Zwi­schen diesen Sta­tionen wird Ivan aus­führ­lich als der Böse gezeigt, es ist ja auch seine spä­tere, düs­tere Zeit. Dabei gewinnt die Figur sogar unver­hofft an Tiefe. In den Momenten des Zwei­fels –  in seiner Innen­po­litik stützt sich Ivan nur noch auf Gewalt und Terror, seine Außen­po­litik ist kata­stro­phal  – voll­zieht sich an Ivan selbst die Logik des von ihm geschaf­fenen Mons­ters. Die Oprič­niki sind selbst eine Macht im Staate geworden, die nun auch ihrem Erschaffer und obersten Gebieter zusetzt. Er wird gera­dezu gezwungen, wei­terhin der „Schreck­liche“ zu sein. Am Ende, nach all den Schre­ckens­taten (inklu­sive einer Kir­chen­ver­bren­nung samt Insassen durch seine Oprič­niki) und schließ­lich der Ermor­dung Filips, seines wan­delnden schlechten Gewis­sens, ist er wort­wört­lich ein von allen guten Geis­tern Ver­las­sener: Er lässt sich nächt­lich auf die Straßen Mos­kaus tragen und ruft nach seinem Volke. Aber nie­mand kommt, er bleibt allein, einzig umgeben von seinen Getreuen, den Oprič­niki. Ende des Filmes.

 

Und da komme ich am Ende doch noch ins Grü­beln – ist dies ein­same Ende Ivans nun der kleine Wink, der kri­ti­sche Fin­ger­zeig für die heute Mäch­tigen, den ich so schmerz­lich ver­misst und die ganzen zwei Stunden dieses Filmes lang erwartet habe? Viel­leicht. Aber was soll er letzt­lich bedeuten? Passt auf, dass Euch das Volk nicht davon­läuft?

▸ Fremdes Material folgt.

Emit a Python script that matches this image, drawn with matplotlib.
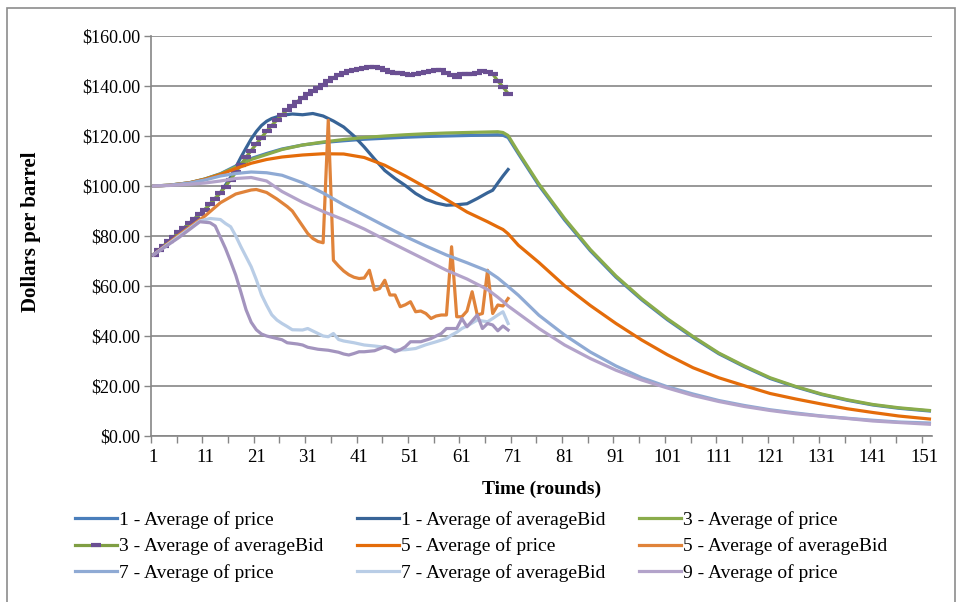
import matplotlib
matplotlib.use("Agg")
import matplotlib.pyplot as plt
from matplotlib.patches import Rectangle
from matplotlib.ticker import FixedLocator, FuncFormatter

plt.rcParams['font.family'] = ['Liberation Serif', 'DejaVu Serif']

rounds_price = [1, 4, 8, 11, 14, 17, 20, 23, 26, 30, 34, 38, 42, 46, 50, 54, 58, 62, 66, 68,
                69, 70, 72, 76, 81, 86, 91, 96, 101, 106, 111, 116, 121, 126, 131, 136, 141, 146, 152]

price_1 = [100.0, 100.3, 101.3, 102.8, 104.9, 108.0, 111.0, 113.0, 114.8, 116.4,
           117.4, 118.1, 118.7, 119.1, 119.5, 119.8, 120.0, 120.2, 120.4, 120.5,
           120.3, 119.4, 112.9, 100.2, 86.4, 74.1, 63.5, 54.5, 46.5, 39.4,
           32.9, 27.7, 23.0, 19.6, 16.6, 14.3, 12.4, 11.1, 10.0]
price_3 = [100.0, 100.3, 101.3, 102.8, 104.8, 107.6, 110.6, 112.6, 114.6, 116.4,
           117.6, 118.6, 119.4, 120.0, 120.5, 120.9, 121.2, 121.4, 121.6, 121.7,
           121.4, 120.2, 113.5, 100.8, 87.0, 74.6, 64.0, 54.9, 46.9, 39.8,
           33.2, 28.0, 23.3, 19.8, 16.8, 14.5, 12.6, 11.3, 10.2]
price_5 = [100.0, 100.3, 101.3, 102.7, 104.6, 107.0, 109.1, 110.6, 111.6, 112.4,
           112.9, 112.8, 111.4, 108.3, 104.0, 99.4, 94.6, 89.6, 85.7, 83.6,
           82.6, 80.9, 76.3, 69.4, 60.1, 52.2, 45.0, 38.4, 32.5, 27.3,
           23.3, 20.1, 17.0, 14.8, 12.8, 10.9, 9.4, 8.0, 6.8]
price_7 = [100.0, 100.3, 101.2, 102.4, 104.0, 105.0, 105.6, 105.3, 104.3, 101.3,
           97.2, 92.5, 88.3, 84.0, 79.8, 76.0, 72.4, 69.3, 66.0, 63.2,
           61.5, 59.8, 56.3, 48.3, 40.4, 33.6, 28.0, 23.3, 19.7, 16.8,
           14.2, 12.2, 10.5, 9.2, 8.0, 7.1, 6.3, 5.6, 5.2]
price_9 = [100.0, 100.2, 100.7, 101.2, 102.0, 103.0, 103.4, 102.0, 97.8, 93.5,
           89.8, 86.5, 82.8, 78.6, 74.5, 70.4, 66.3, 62.8, 58.6, 55.5,
           53.8, 52.0, 49.0, 43.0, 36.4, 31.0, 26.3, 22.4, 19.2, 16.2,
           13.8, 11.8, 10.2, 8.9, 7.9, 7.0, 6.0, 5.4, 4.7]

# average bids (rounds 1-70)
rounds_bid1 = [1, 6, 11, 14, 16, 17, 18, 19, 20, 21, 22, 23, 24, 26, 28, 30, 32, 34, 36, 38,
               40, 42, 44, 46, 48, 50, 52, 54, 56, 58, 60, 62, 64, 66, 67, 68, 69, 70]
bid_1 = [72.5, 81.5, 90.6, 97.3, 103.5, 107.5, 111.5, 115.2, 118.8, 121.8,
         124.2, 125.9, 127.0, 128.3, 128.8, 128.5, 129.0, 128.0, 126.0, 123.6,
         120.0, 115.6, 110.8, 106.2, 103.0, 100.2, 97.0, 94.6, 93.2, 92.3,
         92.5, 92.9, 95.0, 97.3, 98.3, 101.2, 104.0, 106.6]

rounds_bid3 = list(range(1, 71))
bid_3 = [72.5, 74.3, 76.1, 77.9, 79.7, 81.5, 83.3, 85.1, 86.9, 88.7,
         90.6, 92.8, 95.0, 97.3, 99.8, 102.6, 105.5, 108.5, 111.5, 114.2,
         116.8, 119.4, 121.9, 124.2, 126.4, 128.5, 130.4, 132.2, 133.8, 135.3,
         136.7, 138.0, 139.3, 140.6, 142.0, 143.3, 144.3, 145.2, 145.9, 146.5,
         146.9, 147.3, 147.6, 147.6, 147.2, 146.4, 145.7, 145.4, 145.2, 144.7,
         144.3, 144.8, 145.3, 145.7, 146.1, 146.4, 146.3, 145.2, 144.4, 143.7,
         144.8, 145.0, 144.7, 145.3, 146.0, 145.6, 144.8, 142.0, 139.6, 137.0]

rounds_bid5 = [1, 6, 11, 14, 17, 20, 21, 23, 25, 27] + list(range(28, 71))
bid_5 = [72.5, 80.5, 88.0, 93.3, 96.8, 98.4, 98.6, 97.4, 94.8, 91.8,
         90.0, 87.0, 84.0, 81.0, 79.0, 77.8, 77.3, 126.3, 70.3, 68.0,
         66.0, 64.5, 63.5, 63.0, 63.2, 66.3, 58.4, 59.0, 62.3, 56.4,
         56.4, 51.7, 52.5, 53.7, 49.7, 50.0, 49.0, 47.0, 48.0, 48.4,
         48.4, 75.7, 47.7, 47.7, 50.0, 57.7, 48.4, 49.0, 66.3, 49.0,
         52.4, 52.0, 55.0]

rounds_bid7 = [1, 6, 10, 12, 14, 15, 16, 17, 18, 19, 20, 21, 22, 23, 24, 25, 26, 27, 28, 30,
               31, 32, 33, 34, 35, 36, 37, 38, 40, 42, 44, 46, 48, 50, 52, 54, 56, 58, 59, 60,
               61, 62, 64, 65, 66, 67, 68, 69, 70]
bid_7 = [72.5, 80.0, 86.0, 87.0, 86.6, 85.0, 83.7, 80.0, 75.7, 71.7,
         67.7, 62.5, 56.5, 52.3, 48.5, 46.4, 45.0, 43.8, 42.5, 42.4,
         43.0, 42.0, 41.0, 40.0, 39.7, 41.0, 38.6, 38.0, 37.3, 36.4,
         36.0, 35.5, 34.4, 34.5, 35.0, 36.5, 37.7, 39.0, 40.4, 41.5,
         43.0, 44.0, 46.4, 46.0, 45.7, 47.0, 48.4, 49.7, 45.0]

rounds_bid9 = [1, 6, 10, 12, 13, 14, 15, 16, 17, 18, 19, 20, 21, 22, 23, 25, 26, 27, 29, 30,
               31, 33, 35, 37, 38, 39, 40, 41, 42, 44, 46, 47, 48, 49, 50, 51, 53, 55, 57, 58,
               60, 61, 62, 63, 64, 65, 66, 67, 68, 69, 70]
bid_9 = [72.5, 79.5, 85.7, 85.3, 84.0, 79.5, 75.0, 69.8, 64.3, 57.5,
         50.5, 45.5, 42.5, 40.8, 40.0, 39.0, 38.5, 37.3, 36.8, 36.4,
         35.5, 34.7, 34.3, 33.5, 32.8, 32.4, 33.0, 33.7, 33.7, 34.1,
         35.7, 35.0, 33.7, 34.5, 35.7, 37.7, 37.7, 39.0, 41.0, 43.0,
         43.0, 47.0, 43.7, 46.0, 48.4, 43.0, 45.0, 44.4, 42.1, 44.0,
         42.4]

W, H = 959, 602
fig = plt.figure(figsize=(W / 100, H / 100), dpi=100)
ax = fig.add_axes([151 / W, 1 - 436 / H, (932 - 151) / W, 400 / H])

lw = 2.3
h = []
h += ax.plot(rounds_price, price_1, color='#4A7EBB', lw=lw, label='1 - Average of price')
h += ax.plot(rounds_bid1, bid_1, color='#386497', lw=lw, label='1 - Average of averageBid')
h += ax.plot(rounds_price, price_3, color='#8AAC4B', lw=lw, label='3 - Average of price')
h += ax.plot(rounds_bid3, bid_3, color='#7F9E43', lw=lw, marker='_', ms=7, mew=3,
             mec='#6A4F92', label='3 - Average of averageBid')
h += ax.plot(rounds_price, price_5, color='#E46C0A', lw=lw, label='5 - Average of price')
h += ax.plot(rounds_bid5, bid_5, color='#E0833A', lw=lw, label='5 - Average of averageBid')
h += ax.plot(rounds_price, price_7, color='#8FAAD4', lw=lw, label='7 - Average of price')
h += ax.plot(rounds_bid7, bid_7, color='#B9CDE6', lw=lw, label='7 - Average of averageBid')
h += ax.plot(rounds_price, price_9, color='#B3A3CA', lw=lw, label='9 - Average of price')
ax.plot(rounds_bid9, bid_9, color='#A394BE', lw=lw)

# 轴
ax.set_xlim(0.5, 152.5)
ax.set_ylim(0, 160)
ax.set_yticks(range(0, 161, 20))
ax.yaxis.set_major_formatter(FuncFormatter(lambda v, p: '${:,.2f}'.format(v)))
ax.xaxis.set_major_locator(FixedLocator(list(range(1, 152, 10))))
ax.xaxis.set_minor_locator(FixedLocator([0.5 + 5 * k for k in range(31)]))
ax.tick_params(axis='x', which='major', length=0, pad=9, labelsize=13.5)
ax.tick_params(axis='x', which='minor', length=5, color='#868686', width=1)
ax.tick_params(axis='y', length=5, color='#868686', width=1, pad=3, labelsize=13)
ax.grid(axis='y', color='#868686', lw=1.2)
ax.set_axisbelow(True)
for s in ['top', 'right']:
    ax.spines[s].set_visible(False)
for s in ['left', 'bottom']:
    ax.spines[s].set_color('#868686')
    ax.spines[s].set_linewidth(1.2)

ax.set_ylabel('Dollars per barrel', fontsize=15, fontweight='bold')
ax.set_xlabel('Time (rounds)', fontsize=14, fontweight='bold')
ax.yaxis.set_label_coords((41 - 151) / 781, 0.51)
ax.xaxis.set_label_coords(0.5, (436 - 481) / 400)

# legend row by row
order = [0, 3, 6, 1, 4, 7, 2, 5, 8]
fig.legend([h[i] for i in order], [h[i].get_label() for i in order],
           loc='upper left', bbox_to_anchor=(75 / W, 1 - 511 / H), ncol=3, frameon=False,
           fontsize=14, handlelength=2.15, handletextpad=0.1, columnspacing=1.75,
           labelspacing=0.44, numpoints=1, borderaxespad=0, borderpad=0)

fig.patches.append(Rectangle((7 / W, -0.02), (955 - 7) / W, (H - 8) / H + 0.02,
                             transform=fig.transFigure, fill=False,
                             edgecolor='#8C8C8C', lw=1.2))

fig.savefig('out.png', dpi=100)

Letzt­lich hat der Film ja auch noch eine andere klare Bot­schaft, näm­lich wo das Volk hin­laufen soll: in die Kirche.

 

Wäh­rend näm­lich bei Ostrov der Ver­kehrt­heit der Welt die schein­bare Ver­rückt­heit inten­siven Glau­bens­er­le­bens ent­ge­gen­ge­halten wird, die sich in Wahr­heit und in Demut eins weiß mit Gott und der Welt, so wird uns in Car’ durch die Figur Ivans die teuf­li­sche Gefahr der Selbst­über­hö­hung, die Sünde der Hybris, des Abfalls vom wahren Glauben, der Demut und Treue zum wirk­li­chen Herr­scher der Welt, vor­ge­führt. Ivan inter­es­siert nur als die Ver­kör­pe­rung dieser teuf­li­schen Ver­su­chung. Ihm wird der Hei­lige Filip gegen­über­ge­stellt, der sogar den Mär­ty­rertod stirbt und stets als Ver­treter der Kirche das an und für sich Gute im Men­schen ver­kör­pert, was den ein­zigen Schluss zulässt, dass diese recht­gläu­bige natio­nale rus­si­sche Kirche schon immer auf Seiten des an und für sich Guten stand – in gehö­rigem Abstand zur welt­li­chen Macht natür­lich (auch wenn man sich mit der auch einigen kann, wie die heu­tige Zeit zeigt, sie muss nur got­tes­fürchtig und recht­gläubig genug sein, um z.B. den kirch­li­chen Grund­be­sitz zurück­zu­geben oder steu­er­liche Begüns­ti­gungen für kirch­liche Han­dels­firmen und andere wirt­schaft­liche Betä­ti­gungen zu gewähren). Soweit meines Erach­tens das inhalt­liche Kon­zept von Car‘.

 

Aber es geht so glatt nicht auf. Zu viel­schichtig ist dieser Ivan, zu platt sein Gegen­part, zu unschlüssig der Plot bei der Kon­zen­tra­tion auf das, was erzählt werden soll. Inter­es­sant ist zudem, dass Ivan und der koh­le­ver­schmierte Eremit aus Ostrov sich gar nicht so unähn­lich sind. Das mag nun jeder inter­pre­tieren, wie er will. Das Anstö­ßige an beiden Filmen ist aber ihr unver­hoh­lenes Plä­doyer für das, was man den mini­malen und damit fast schon fun­da­men­ta­lis­ti­schen rus­sisch-ortho­doxen Grund­kon­sens nennen könnte: Seid brav, ver­traut in Gott und in seine in seinem Lichte wan­delnden Ver­treter auf Erden! Und macht Euch nicht allzu viele Gedanken, auch keine reli­giös-theo­lo­gi­schen, geht lieber beten! Ach­tung Reli­gion! – möchte man da allent­halben aus­rufen. Denn Reli­gion soll auch im heu­tigen Russ­land wieder  „Opium des Volkes“ sein, oder wie ein schlauer Russe mir einmal in den Neun­zi­gern sagte: Wir bauen Kir­chen um für Häuser zu beten.